__What you should do__.
Using the listing below, please print exactly the lines from the one with "Convert this chart to matplotlib code." through the one with "from matplotlib.patches import". Leave out every picture.

■ ■ ■ ■

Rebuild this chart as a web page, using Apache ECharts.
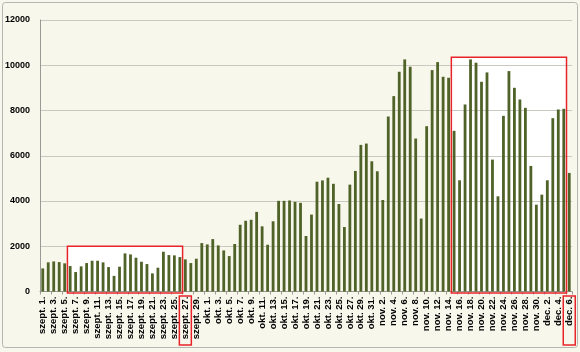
<!DOCTYPE html>
<html lang="hu">
<head>
<meta charset="UTF-8">
<title>Napi értékek</title>
<script src="https://cdn.jsdelivr.net/npm/echarts@6/dist/echarts.min.js"></script>
<style>
	html, body { margin: 0; padding: 0; background: #eeeeea; }
	#chart { width: 580px; height: 352px; }
</style>
</head>
<body>
<div id="chart"></div>
<script>
	// hónapok és napok száma (szept. 1. - dec. 6.)
	var months = ['szept.', 'okt.', 'nov.', 'dec.'];
	var monthDays = [30, 31, 30, 6];

	var categories = [];
	for (var m = 0; m < months.length; m++) {
		for (var d = 1; d <= monthDays[m]; d++) {
			categories.push(months[m] + ' ' + d + '.');
		}
	}

	// napi értékek
	var values = [
		1020, 1290, 1330, 1300, 1245, 1125, 860, 1110, 1257, 1360,
		1360, 1287, 1080, 690, 1096, 1684, 1640, 1493, 1316, 1213,
		801, 1051, 1757, 1610, 1596, 1522, 1419, 1257, 1449, 2140,
		2081, 2316, 2037, 1816, 1566, 2100, 2950, 3126, 3170, 3519,
		2881, 2067, 3104, 4007, 4007, 4022, 3963, 3919, 2452, 3400,
		4852, 4911, 5030, 4760, 3867, 2849, 4723, 5328, 6480, 6539,
		5756, 5314, 4044, 7734, 8635, 9712, 10258, 9934, 6760, 3225,
		7306, 9786, 10140, 9491, 9446, 7100, 4915, 8266, 10258, 10111,
		9269, 9683, 5830, 4207, 7764, 9742, 9004, 8487, 8118, 5550,
		3838, 4280, 4915, 7661, 8044, 8074, 5240
	];

	// kiemelt tartományok (kategória index, felső érték)
	var highlightRanges = [
		{from: 5, to: 25, top: 2000},
		{from: 75, to: 95, top: 10350}
	];
	var highlightLabels = [26, 96];

	var chart = echarts.init(document.getElementById('chart'));
	chart.setOption({
		backgroundColor: '#f8f7ec',
		animation: false,
		grid: {left: 40, right: 8, top: 20, bottom: 60.5},
		xAxis: {
			type: 'category',
			data: categories,
			axisLine: {lineStyle: {color: '#9a9a94'}},
			axisTick: {show: true, alignWithLabel: false, length: 3, lineStyle: {color: '#9a9a94'}},
			axisLabel: {
				interval: 1,
				rotate: 90,
				margin: 5,
				fontSize: 9.5,
				fontWeight: 'bold',
				fontFamily: 'Liberation Sans, Arial, sans-serif',
				color: '#000'
			}
		},
		yAxis: {
			type: 'value',
			min: 0,
			max: 12000,
			interval: 2000,
			axisLine: {show: true, lineStyle: {color: '#9a9a94'}},
			axisTick: {show: false},
			splitLine: {lineStyle: {color: '#c9c9c1'}},
			axisLabel: {
				margin: 10,
				fontSize: 9,
				fontWeight: 'bold',
				fontFamily: 'Liberation Sans, Arial, sans-serif',
				color: '#000',
				formatter: function (v) { return String(v); }
			}
		},
		series: [{
			type: 'bar',
			data: values,
			barWidth: 2.8,
			itemStyle: {color: '#4f6228'}
		}]
	});

	// piros keretek
	var bw = chart.getModel().getComponent('xAxis', 0).axis.getBandWidth();
	var zero = chart.convertToPixel({yAxisIndex: 0}, 0);
	var graphics = [];
	highlightRanges.forEach(function (r) {
		var x0 = chart.convertToPixel({xAxisIndex: 0}, r.from) - bw / 2;
		var x1 = chart.convertToPixel({xAxisIndex: 0}, r.to) + bw / 2;
		var y0 = chart.convertToPixel({yAxisIndex: 0}, r.top);
		graphics.push({
			type: 'rect', z: -10, silent: true,
			shape: {x: x0, y: y0, width: x1 - x0, height: zero + 1.5 - y0},
			style: {fill: '#ffffff', stroke: null}
		});
		graphics.push({
			type: 'rect', z: 100, silent: true,
			shape: {x: x0, y: y0, width: x1 - x0, height: zero + 1.5 - y0},
			style: {fill: null, stroke: '#e8242a', lineWidth: 1.5}
		});
	});
	highlightLabels.forEach(function (i) {
		var cx = chart.convertToPixel({xAxisIndex: 0}, i);
		graphics.push({
			type: 'rect', z: 100, silent: true,
			shape: {x: cx - 6, y: zero + 4.5, width: 12, height: 49},
			style: {fill: null, stroke: '#e8242a', lineWidth: 1.5}
		});
	});
	// keret a diagram körül
	graphics.push({
		type: 'rect', z: 100, silent: true,
		shape: {x: 2.5, y: 2.5, width: 575, height: 345, r: 3},
		style: {fill: null, stroke: '#b4b4b0', lineWidth: 1}
	});
	chart.setOption({graphic: graphics});
</script>
</body>
</html>
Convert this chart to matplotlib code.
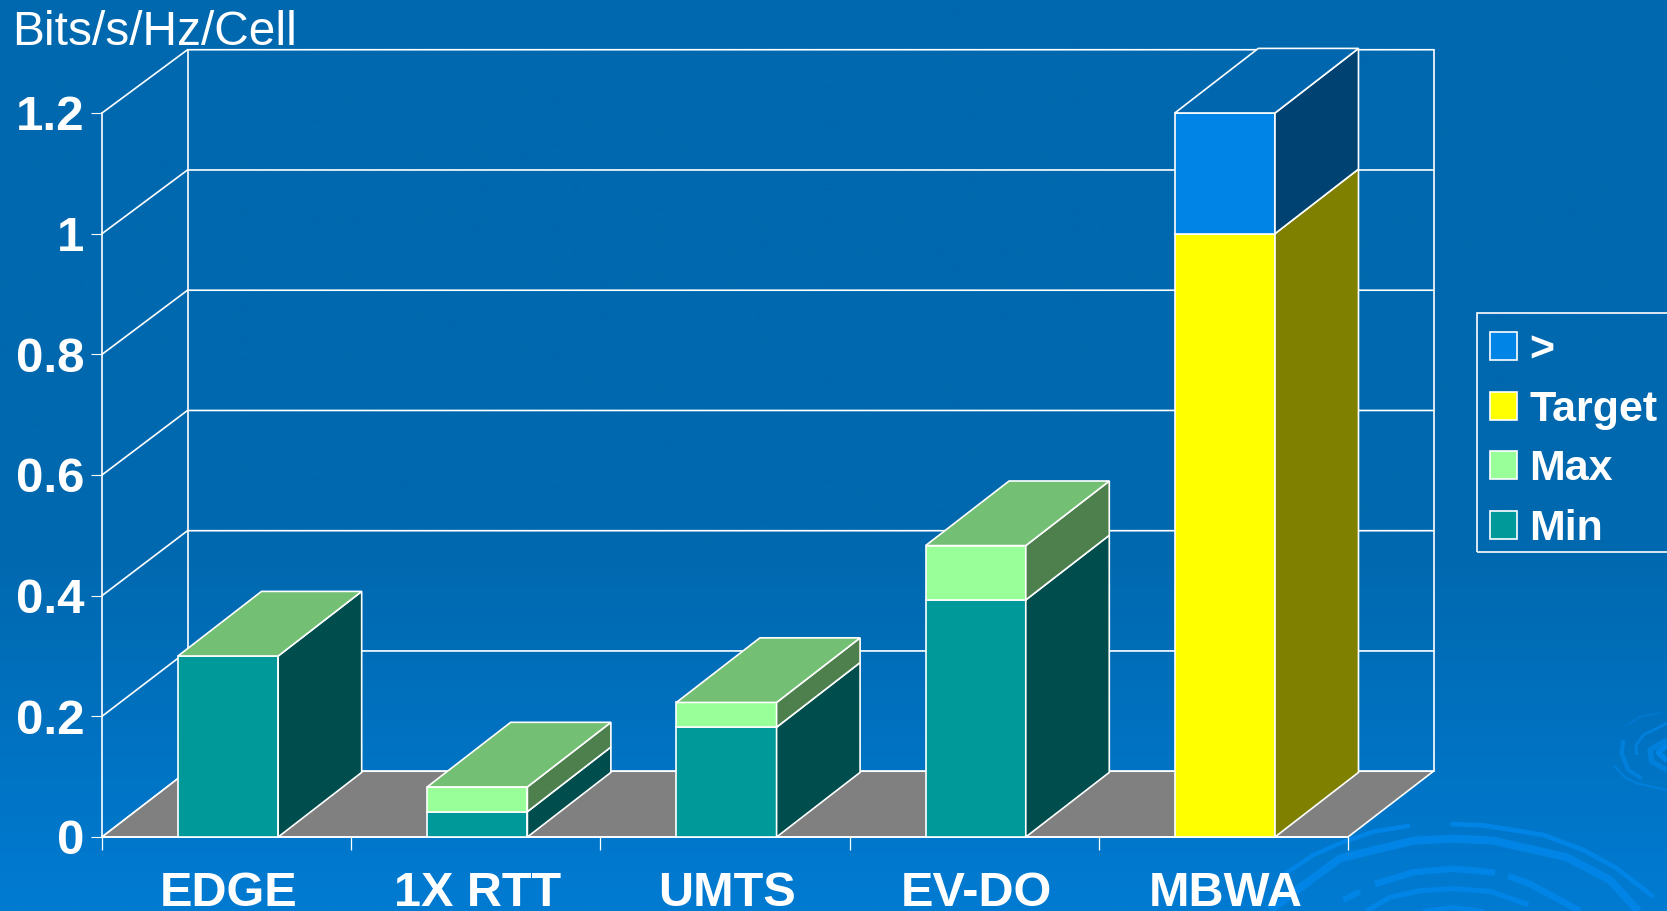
import numpy as np
import matplotlib
matplotlib.use("Agg")
import matplotlib.pyplot as plt
from matplotlib.patches import Polygon, Patch, Rectangle

# ---- data ----
categories = ["EDGE", "1X RTT", "UMTS", "EV-DO", "MBWA"]
min_top = [0.30, 0.042, 0.182, 0.393, 0.0]
max_top = [0.30, 0.083, 0.223, 0.483, 0.0]
target_top = [0.0, 0.0, 0.0, 0.0, 1.0]
beyond_top = [0.0, 0.0, 0.0, 0.0, 1.2]
y_ticks = [0, 0.2, 0.4, 0.6, 0.8, 1.0, 1.2]
y_tick_labels = ["0", "0.2", "0.4", "0.6", "0.8", "1", "1.2"]
series_names = ["Min", "Max", "Target", ">"]
series_values = [min_top, max_top, target_top, beyond_top]
front_colors = ["#009999", "#99FF99", "#FFFF00", "#0085E6"]
side_colors = ["#004D4D", "#4D804D", "#808000", "#004373"]
top_colors = ["#007373", "#73BF73", "#BFBF00", "#0066AD"]

W, H = 1667, 911
plt.rcParams["font.family"] = ["Liberation Sans", "DejaVu Sans"]
fig = plt.figure(figsize=(W / 100, H / 100), dpi=100)

# ---- gradient background and decorative ripples (pixel space) ----
bg = fig.add_axes([0, 0, 1, 1], zorder=0)
t = np.linspace(0, 1, 512)
grad = np.clip((t - 0.60) / 0.40, 0, 1).reshape(-1, 1, 1)
top_c = np.array([0x00, 0x68, 0xAE]) / 255
bot_c = np.array([0x00, 0x7B, 0xD2]) / 255
img = top_c[None, None, :] * (1 - grad) + bot_c[None, None, :] * grad
bg.imshow(img, extent=[0, W, H, 0], aspect="auto", interpolation="bilinear")
bg.set_xlim(0, W)
bg.set_ylim(H, 0)
bg.axis("off")

ripple_zoom = [
    ([602, 700, 880, 1000, 1100, 1210], [432, 436, 465, 510, 565, 650], 3.2),
    ([480, 370, 270, 190, 100], [437, 455, 490, 525, 585], 3.0),
    ([60, 270, 490, 610, 730, 950, 1080, 1165], [690, 535, 482, 476, 482, 532, 600, 693], 5.5),
    ([375, 490, 610, 735], [612, 577, 566, 578], 4.5),
    ([775, 840, 990], [588, 612, 693], 4.5),
    ([350, 420, 510, 610, 720, 835], [693, 652, 632, 626, 634, 674], 3.5),
    ([280, 330], [660, 635], 4.0),
    ([520, 610, 700], [693, 682, 693], 3.0),
]
ripple_right = [
    ([162, 195, 230, 321], [228, 262, 280, 300], 1.6, "#007FDB"),
    ([190, 185, 205, 245], [150, 190, 240, 265], 3.0, "#007FDB"),
    ([195, 240, 305], [110, 80, 68], 1.6, "#0077CC"),
    ([230, 228, 250, 321], [195, 165, 135, 100], 2.0, "#0080DC"),
    ([321, 270, 275, 321], [150, 180, 215, 240], 4.0, "#007FDB"),
    ([321, 295, 321], [165, 188, 212], 4.0, "#0085E6"),
]
for xs, ys, lw in ripple_zoom:
    bg.plot(1250 + np.array(xs) / 3, 680 + np.array(ys) / 3, color="#0085E6", lw=lw * 1.05, solid_capstyle="butt")
for xs, ys, lw, c in ripple_right:
    bg.plot(1560 + np.array(xs) / 3, 690 + np.array(ys) / 3, color=c, lw=lw, solid_capstyle="butt")

# ---- chart axes: the front plane of the 3-D box ----
L, R, B, T = 102, 1348, 837, 113
ax = fig.add_axes([L / W, (H - B) / H, (R - L) / W, (B - T) / H], zorder=1)
ax.patch.set_alpha(0)
ax.set_xlim(0, len(categories))
ax.set_ylim(0, 1.2)
DX = 85.5 / ((R - L) / 5)
DY = 65.8 / ((B - T) / 1.2)
BACK_SCALE = 0.9965
WHITE = "white"
LW = 1.2


def poly(points, color, z):
    ax.add_patch(Polygon(points, closed=True, facecolor=color, edgecolor=WHITE,
                         lw=LW, zorder=z, clip_on=False, joinstyle="miter"))


def line(xs, ys, z=1):
    ax.plot(xs, ys, color=WHITE, lw=LW, zorder=z, clip_on=False, solid_capstyle="projecting")


n = len(categories)
for v in y_ticks:
    by = v * BACK_SCALE + DY
    line([0, DX, n + DX], [v, by, by])
back_top = 1.2 * BACK_SCALE + DY
line([DX, DX], [DY, back_top])
line([n + DX, n + DX], [DY, back_top])
poly([(0, 0), (n, 0), (n + DX, DY), (DX, DY)], "#808080", 2)

BAR_W = 0.402
BAR_C = 0.506
BDX = 83.5 / ((R - L) / 5)
BDY = 64.6 / ((B - T) / 1.2)
for i in range(n):
    x0, x1 = i + BAR_C - BAR_W / 2, i + BAR_C + BAR_W / 2
    prev = 0.0
    top_color = None
    for vals, fc, sc, tc in zip(series_values, front_colors, side_colors, top_colors):
        v = vals[i]
        if v > 0:
            top_color = tc
        if v > prev:
            poly([(x0, prev), (x1, prev), (x1, v), (x0, v)], fc, 4)
            poly([(x1, prev), (x1 + BDX, prev + BDY), (x1 + BDX, v + BDY), (x1, v)], sc, 4)
            prev = v
    poly([(x0, prev), (x1, prev), (x1 + BDX, prev + BDY), (x0 + BDX, prev + BDY)], top_color, 4)

for s in ("top", "right"):
    ax.spines[s].set_visible(False)
for s in ("left", "bottom"):
    ax.spines[s].set_color(WHITE)
    ax.spines[s].set_linewidth(LW)
    ax.spines[s].set_zorder(3)

ax.set_yticks(y_ticks)
ax.set_yticklabels(y_tick_labels, fontsize=35.5, fontweight="bold", color=WHITE, va="center_baseline")
ax.tick_params(axis="y", length=8, width=0.8, color=WHITE, pad=4.5)
ax.set_xticks(np.arange(n + 1))
ax.set_xticklabels([])
ax.tick_params(axis="x", which="major", length=9.5, width=0.9, color=WHITE)
ax.set_xticks(np.arange(n) + 0.508, minor=True)
ax.set_xticklabels(categories, minor=True, fontsize=35, fontweight="bold", color=WHITE)
ax.tick_params(axis="x", which="minor", length=0, pad=24.5)

handles = [Patch(facecolor=front_colors[j], edgecolor=WHITE, lw=LW, label=series_names[j])
           for j in (3, 2, 1, 0)]
leg = fig.legend(handles=handles, loc="upper left", bbox_to_anchor=(1476 / W, 1 - 316 / H),
                 bbox_transform=fig.transFigure, frameon=False, labelcolor=WHITE,
                 handlelength=0.63, handleheight=0.63, handletextpad=0.28,
                 borderaxespad=0, borderpad=0.33, labelspacing=0.455,
                 prop={"size": 31, "weight": "bold"})
leg.set_zorder(5)
# legend frame runs off the right edge of the figure
fig.add_artist(Rectangle((1477 / W, 1 - 552 / H), 220 / W, 239 / H, transform=fig.transFigure,
                         facecolor="none", edgecolor=WHITE, lw=LW, zorder=5))

fig.text(12.5 / W, 1 - 45 / H, "Bits/s/Hz/Cell", fontsize=34.5, color=WHITE, va="baseline", ha="left", zorder=6)

fig.savefig("out.png", dpi=100)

■ ■ ■ ■

__Task answer__.
Convert this chart to matplotlib code.
import numpy as np
import matplotlib
matplotlib.use("Agg")
import matplotlib.pyplot as plt
from matplotlib.patches import Polygon, Patch, Rectangle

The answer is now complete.